Let $X$ be compact metric space, and $\mu_n$ a sequence of finite Borel measures on $X$ such that $\sup_n \mu_n(X)<\infty$. Prove
(a) For every $f \in C(X)$, there exists a subsequence $n_j$ such that $\int f d\mu_{n_j}$ converges.
(b) Let $B\subset C(X)$ be countable dense, show there exists a subsequence $n_j$ such that $\int f d \mu_{n_j}$ converges for all $f \in B$.
(c) let $n_j$ be as in the previous, prove $\int f d\mu_{n_j}$ converges for all $f \in C(X)$.
(d) Let $L:C(X) \to \Bbb{R}$ be given via $L(f):=\lim_{j \to \infty} \int f d\mu_{n_j}$. Show $L$ is a positive linear functional.
Attempt:
I have prove (a) and have so whats the difference between (a) and (c), and for (b) do I use the fact that $\bar{B}=C(X)$? Or for (b) can I say let $B=\{f_n\}_{n \in \Bbb{N}}$ then since $f_n:X \to \Bbb{R}$ and $f$ is continuous and $X$ is compact there exists $a,b \in \Bbb{R}$ such that $a \leq f_n(x) \leq b$ thus $\int f_n d \mu_{n}$ is bounded beflow by $aA$ and above by $bA$ thus its a bounded sequcne of reals thus has convergent subsequence. And for (c) do I use (a) or?

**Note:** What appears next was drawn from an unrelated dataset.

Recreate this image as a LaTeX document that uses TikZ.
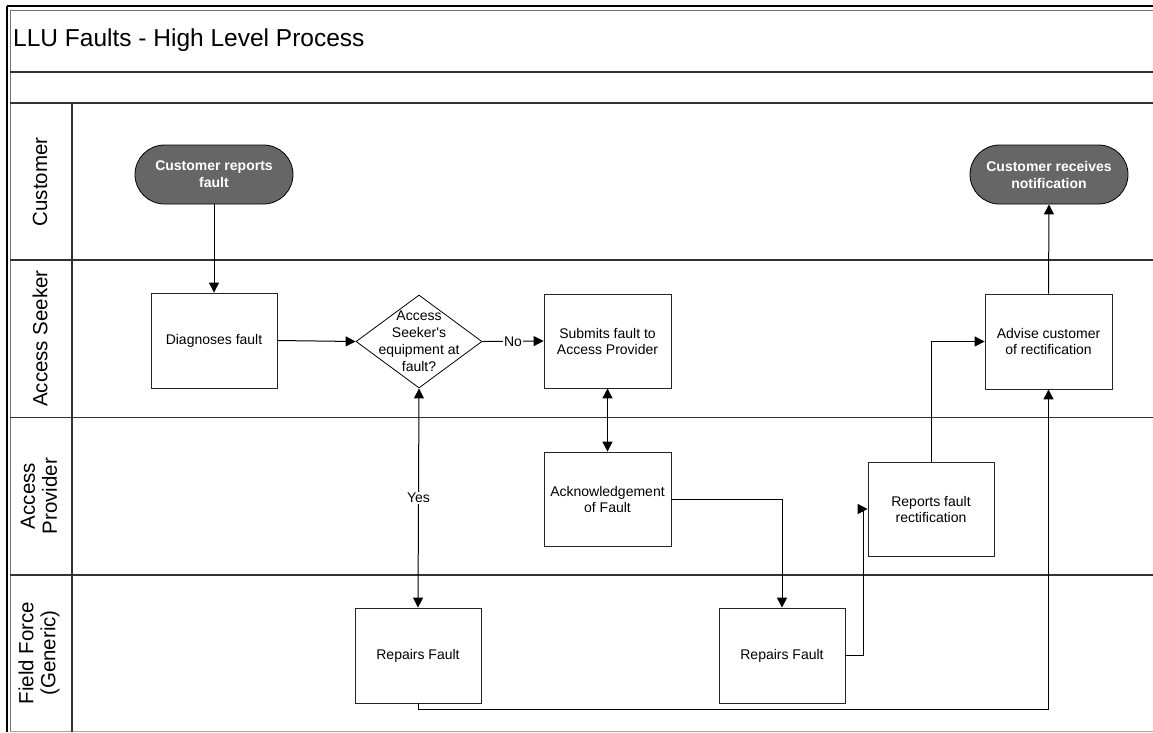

For (d), I need to show for $f,g \in C(X)$ that $L(f+g)=L(f)+L(g)$, i.e.,
$$\lim_{j \to \infty}\int (f+g) d \mu_{n_j}=\lim_{j \to \infty}\int f d \mu_{n_j}+\lim_{j \to \infty} \int g d \mu_{n_j}$$
which if my functions were non-negative I could invoke linearity? Or do I need some convergence theorem to swap limit for integral? And if $f,g$ converges to different things theyre the same since were in a Hausdorff space, sorry i guess what ime trying to say is if the limit of integral of sums is the sum of the limits of the integrals.